The topic of hip hop, misogyny, and art is something that I think about, and grapple with, constantly. It's a big part of the reason why I identified so strongly with Roxane Gay's "Bad Feminist" rhetoric. The fact of the matter is, I love rap music. Even the most offensive and, at times, questionably immoral rap music. But I'm ashamed of it. It's one thing to listen to hip hop from the early 90's and dismiss many of the sexist, homophobic themes as being from 20 years ago, a different time, before this new wave of pop culture feminism truly reared its head. But it's getting harder and harder to explain it away. And it's not just Drake. Think about Robin Thicke's "Blurred Lines" and Justin Bieber's "What Do You Mean?" Think about pretty much all of Kanye's music. These are WILDLY popular songs. Arguably some of the most popular songs in recent years. And yet, when you really listen to them, past the catchy beats and contagious rhythms, they're horrifying. I kick myself for supporting male artists that carry on a legacy of blatant, and at times violent, patriarchy. And it kills me a little bit that these are the faces of our generation. These are the people that will be remembered. But then here I am...humming the newest Jay Z beat.

Courtney Hatchett said...

Last year, the White House Council’s Women & Girls summit held a panel called Hip-Hop: Women’s Vulnerability and Voices. The moderator asked MC Lyte whether it’s possible to be a “hip-hop feminist.” He responded yes, and cited the incredibly popular Fetty Wap as a current example of a hip-hop feminist” because of the way he supports his women in songs. Lyte asserted ““He may have a very unique way of presenting his ideas, but he does love women. For what he’s up against in this climate with all of the other emcees, he’s taking a stand. He’s being pretty courageous right now with what it is that he presents in his music, because it’s really not the norm...You win the challenge when you’re able to get your message across without degrading your sister, or your woman or your mother.”

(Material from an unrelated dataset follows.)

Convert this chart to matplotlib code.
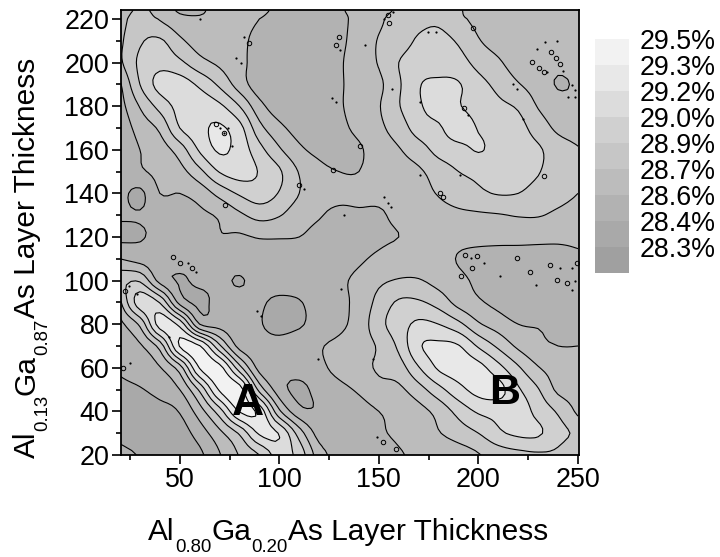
import numpy as np
import matplotlib
matplotlib.use("Agg")
import matplotlib.pyplot as plt
from matplotlib.ticker import MultipleLocator

plt.rcParams['font.family'] = ['Liberation Sans', 'DejaVu Sans']

x_nm = [20, 30, 40, 50, 60, 70, 80, 90, 100, 110, 120, 130, 140, 150, 160, 170, 180, 190, 200, 210, 220, 230, 240, 250]
y_nm = [20, 30, 40, 50, 60, 70, 80, 90, 100, 110, 120, 130, 140, 150, 160, 170, 180, 190, 200, 210, 220, 224]

y020 = [28.48,28.44,28.35,28.34,28.42,28.59,28.76,28.90,29.11,28.99,28.67,28.55,28.52,28.55,28.59,28.62,28.64,28.68,28.74,28.82,28.86,28.88,28.87,28.75]
y030 = [28.42,28.38,28.36,28.38,28.52,28.71,28.92,29.22,29.19,28.83,28.54,28.50,28.50,28.58,28.62,28.66,28.74,28.82,28.90,29.02,29.08,29.07,28.95,28.87]
y040 = [28.40,28.38,28.40,28.46,28.68,28.98,29.36,29.30,28.78,28.50,28.46,28.50,28.54,28.60,28.64,28.70,28.80,28.95,29.07,29.10,29.13,29.00,28.88,28.72]
y050 = [28.42,28.44,28.50,28.60,28.93,29.37,29.42,28.85,28.52,28.42,28.50,28.56,28.62,28.70,28.72,28.84,29.00,29.15,29.25,29.25,29.07,28.91,28.72,28.68]
y060 = [28.47,28.52,28.59,28.83,29.36,29.40,28.96,28.55,28.50,28.51,28.57,28.64,28.70,28.77,28.83,29.04,29.22,29.27,29.25,29.10,28.92,28.76,28.68,28.64]
y070 = [28.52,28.58,28.81,29.36,29.36,28.93,28.55,28.50,28.50,28.55,28.59,28.63,28.68,28.77,28.93,29.18,29.23,29.21,29.03,28.87,28.72,28.63,28.60,28.60]
y080 = [28.56,28.78,29.26,29.15,28.60,28.54,28.50,28.46,28.40,28.43,28.52,28.57,28.66,28.85,28.98,29.08,29.05,28.94,28.77,28.68,28.60,28.59,28.58,28.58]
y090 = [28.72,29.13,29.04,28.55,28.42,28.50,28.50,28.47,28.42,28.44,28.52,28.57,28.64,28.80,28.92,28.92,28.84,28.70,28.62,28.56,28.50,28.50,28.50,28.50]
y100 = [28.85,28.88,28.55,28.44,28.48,28.48,28.44,28.50,28.52,28.53,28.55,28.58,28.63,28.72,28.76,28.76,28.70,28.64,28.57,28.54,28.53,28.53,28.52,28.50]
y110 = [28.60,28.54,28.50,28.50,28.50,28.50,28.52,28.52,28.52,28.53,28.53,28.55,28.58,28.63,28.68,28.68,28.66,28.59,28.55,28.55,28.55,28.56,28.57,28.58]
y120 = [28.42,28.44,28.48,28.50,28.52,28.59,28.58,28.61,28.61,28.60,28.56,28.53,28.54,28.57,28.60,28.64,28.66,28.65,28.65,28.64,28.64,28.63,28.62,28.62]
y130 = [28.47,28.46,28.50,28.53,28.57,28.62,28.72,28.80,28.76,28.66,28.61,28.57,28.58,28.58,28.64,28.67,28.70,28.72,28.73,28.74,28.76,28.76,28.72,28.68]
y140 = [28.50,28.42,28.60,28.60,28.66,28.80,28.92,28.98,28.89,28.75,28.65,28.63,28.63,28.64,28.66,28.70,28.76,28.82,28.87,28.91,28.90,28.84,28.80,28.75]
y150 = [28.52,28.58,28.64,28.70,28.86,29.06,29.12,29.04,28.92,28.74,28.64,28.60,28.60,28.66,28.70,28.73,28.82,28.90,28.94,28.98,28.97,28.91,28.82,28.78]
y160 = [28.48,28.60,28.68,28.82,29.07,29.22,29.14,28.95,28.77,28.63,28.56,28.53,28.58,28.68,28.74,28.83,28.95,29.00,29.06,29.00,28.97,28.92,28.82,28.76]
y170 = [28.50,28.66,28.78,29.05,29.16,29.22,29.10,28.80,28.64,28.54,28.50,28.56,28.64,28.72,28.82,28.97,29.03,29.13,29.04,28.98,28.95,28.83,28.72,28.68]
y180 = [28.54,28.76,28.95,29.10,29.14,29.08,28.90,28.65,28.52,28.48,28.47,28.58,28.66,28.74,28.89,29.03,29.10,29.06,28.98,28.93,28.88,28.74,28.66,28.62]
y190 = [28.58,28.90,29.10,29.12,29.02,28.87,28.68,28.52,28.49,28.48,28.50,28.58,28.66,28.72,28.88,29.04,29.07,29.06,28.95,28.86,28.76,28.68,28.59,28.62]
y200 = [28.72,28.93,29.00,28.93,28.80,28.72,28.64,28.54,28.50,28.50,28.52,28.58,28.68,28.76,28.90,28.98,29.00,28.96,28.85,28.77,28.68,28.64,28.63,28.64]
y210 = [28.72,28.88,28.92,28.78,28.68,28.65,28.63,28.56,28.53,28.52,28.53,28.57,28.66,28.76,28.83,28.92,28.95,28.88,28.76,28.70,28.67,28.66,28.64,28.66]
y220 = [28.69,28.82,28.74,28.65,28.62,28.64,28.64,28.60,28.56,28.54,28.55,28.58,28.63,28.72,28.82,28.86,28.87,28.78,28.72,28.70,28.68,28.66,28.65,28.64]
y224 = [28.68,28.77,28.70,28.58,28.58,28.65,28.65,28.62,28.58,28.55,28.56,28.59,28.63,28.70,28.77,28.82,28.83,28.76,28.72,28.70,28.68,28.66,28.65,28.64]

dot_x = [60.2,82.5,78.3,80.6,130.6,126.7,128.5,70.3,74.4,72.4,76.4,112.5,132.6,152.7,154.7,156.3,142.8,152.7,156.9,
         24.5,28.4,25,44.6,54.3,58.2,88.7,90.7,130.9,119.2,147,149,
         202.9,196.3,210.6,228.8,247.2,241,248.6,246.9,
         174.9,178.6,156.5,170.7,195,222.6,217.3,219.3,190.8,170.7,239.4,233.5,229.3,245.2,248.6,248.6,246.9,242.7,234.3]
dot_y = [220,211.9,202,200,205.8,183.9,181.9,169.8,169.8,167.9,161.9,141.9,130,138.2,135.7,133.9,208,220,223.4,
         97.7,93.8,62,74,107.9,104,86,83.9,96,64.2,64,28.1,
         108.2,110.2,102.3,98,105.9,105.9,100,95.7,
         213.9,213.9,187.9,182,176,174.1,190.2,187.7,148.4,148.4,210,209.6,206,184.4,187.4,184,189.7,196.1,195.8]
loop_x = [84.8,130.2,128.4,68,72.4,110.1,140.3,154.8,155.2,72.8,126.9,22.5,21.7,56.3,50.1,46.8,158.5,152.3,
          191.1,193.3,199.5,196.7,219.3,226,235.7,239.4,244.4,249.4,
          192.5,232.7,180.8,182.4,197.2,227,230.5,233,236.4,239,241]
loop_y = [208.8,211.9,208,171.8,167.9,143.8,161.9,221.8,218,134.7,150.7,95.2,60,105.6,107.9,110.7,22.8,26.1,
          102.1,111.7,111.3,105.6,110.2,104,107.1,100.3,98.7,107.9,
          179,148.1,140,138.2,215.7,200.4,197.7,195.8,205,202,199.3]

levels = [28.15, 28.3, 28.45, 28.6, 28.75, 28.9, 29.05, 29.2, 29.35, 29.5]
grays = ['#a0a0a0', '#a9a9a9', '#b2b2b2', '#bcbcbc', '#c6c6c6', '#d0d0d0', '#dcdcdc', '#e8e8e8', '#f2f2f2']
legend_labels = ['29.5%', '29.3%', '29.2%', '29.0%', '28.9%', '28.7%', '28.6%', '28.4%', '28.3%']


def smooth_axis(a, n, axis):
    a = np.moveaxis(a, axis, 0)
    m = a.shape[0]
    t = np.linspace(0, m - 1, (m - 1) * n + 1)
    i = np.clip(t.astype(int), 0, m - 2)
    f = (t - i).reshape((-1,) + (1,) * (a.ndim - 1))
    p0 = a[np.clip(i - 1, 0, m - 1)]
    p1 = a[i]
    p2 = a[i + 1]
    p3 = a[np.clip(i + 2, 0, m - 1)]
    out = 0.5 * (2 * p1 + (p2 - p0) * f + (2 * p0 - 5 * p1 + 4 * p2 - p3) * f ** 2 + (3 * p1 - p0 - 3 * p2 + p3) * f ** 3)
    return np.moveaxis(out, 0, axis)


Z = np.array([y020, y030, y040, y050, y060, y070, y080, y090, y100, y110, y120,
              y130, y140, y150, y160, y170, y180, y190, y200, y210, y220, y224])
N = 5
Zf = smooth_axis(smooth_axis(Z, N, 0), N, 1)
Xf = smooth_axis(np.array(x_nm, float), N, 0)
Yf = np.interp(np.linspace(0, len(y_nm) - 1, (len(y_nm) - 1) * N + 1), np.arange(len(y_nm)), y_nm)
Zc = np.clip(Zf, levels[0] + 0.001, levels[-1] - 0.001)

W, H = 720, 557
fig = plt.figure(figsize=(W / 100, H / 100), dpi=100)
ax = fig.add_axes([121 / W, 1 - 455 / H, 458 / W, 445 / H])
ax.contourf(Xf, Yf, Zc, levels=levels, colors=grays)
ax.contour(Xf, Yf, Zc, levels=levels[1:-1], colors='black', linewidths=0.8)
ax.plot(dot_x, dot_y, ls='none', marker='o', ms=1.6, mfc='black', mec='black', mew=0)
ax.plot(loop_x, loop_y, ls='none', marker='o', ms=3.2, mfc='none', mec='black', mew=0.7)
ax.set_xlim(20.5, 250.5)
ax.set_ylim(20, 224.1)
ax.xaxis.set_major_locator(MultipleLocator(50))
ax.xaxis.set_minor_locator(MultipleLocator(25))
ax.yaxis.set_major_locator(MultipleLocator(20))
ax.yaxis.set_minor_locator(MultipleLocator(10))
ax.tick_params(which='major', length=6.5, width=1.2, labelsize=19.4, pad=2)
ax.tick_params(which='minor', length=3.5, width=1.2)
for s in ax.spines.values():
    s.set_linewidth(1.3)

ax.text(84.5, 43.5, 'A', fontsize=32, fontweight='bold', ha='center', va='center')
ax.text(213, 48.5, 'B', fontsize=31, fontweight='bold', ha='center', va='center')

BIG, SMALL = 21.5, 13.4


def px_text(px, py, s, size, rot=0):
    fig.text(px / W, 1 - py / H, s, fontsize=size, ha='left', va='baseline', rotation=rot, rotation_mode='anchor')


for px, s, size, base in [(148, 'Al', BIG, 540), (175, '0.80', SMALL, 552), (211.7, 'Ga', BIG, 540),
                          (251, '0.20', SMALL, 552), (288, 'As Layer Thickness', BIG, 540)]:
    px_text(px, base, s, size)
for py, s, size, base in [(458, 'Al', BIG, 35), (431, '0.13', SMALL, 47), (394.7, 'Ga', BIG, 35),
                          (355, '0.87', SMALL, 47), (318, 'As Layer Thickness', BIG, 35)]:
    px_text(base, py, s, size, rot=90)

cax = fig.add_axes([595 / W, 1 - 273 / H, 34 / W, 234 / H])
cax.pcolormesh([0, 1], levels, np.arange(9).reshape(-1, 1), cmap=matplotlib.colors.ListedColormap(grays), vmin=-0.5, vmax=8.5)
cax.set_xlim(0, 1)
cax.set_ylim(levels[0], levels[-1])
cax.axis('off')
for lvl, lab in zip(levels[::-1], legend_labels):
    cax.text(1.3, lvl - 0.019, lab, fontsize=19.3, ha='left', va='center', clip_on=False)

fig.savefig('out.png', dpi=100)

For reference, the hit Fetty Wap song at the time was Trap Queen. The lyrics are as follows: “I hit the strip with my trap queen 'cause all we know is bands, I just might snatch up a 'Rari and buy my boo a 'Lamb, I might just snatch her necklace, drop a couple on a ring, She ain't want it for nothin' because I got her everything.”

It’s interesting to see this summit let this comment fly. Apparently loving a woman or treating her to riches is enough to be a feminist? I’m disappointed that there didn’t seem to be more of a focus on women’s voice, women rappers, and the women who use their voice to advocate for respect and equality in a very male-dominated arena.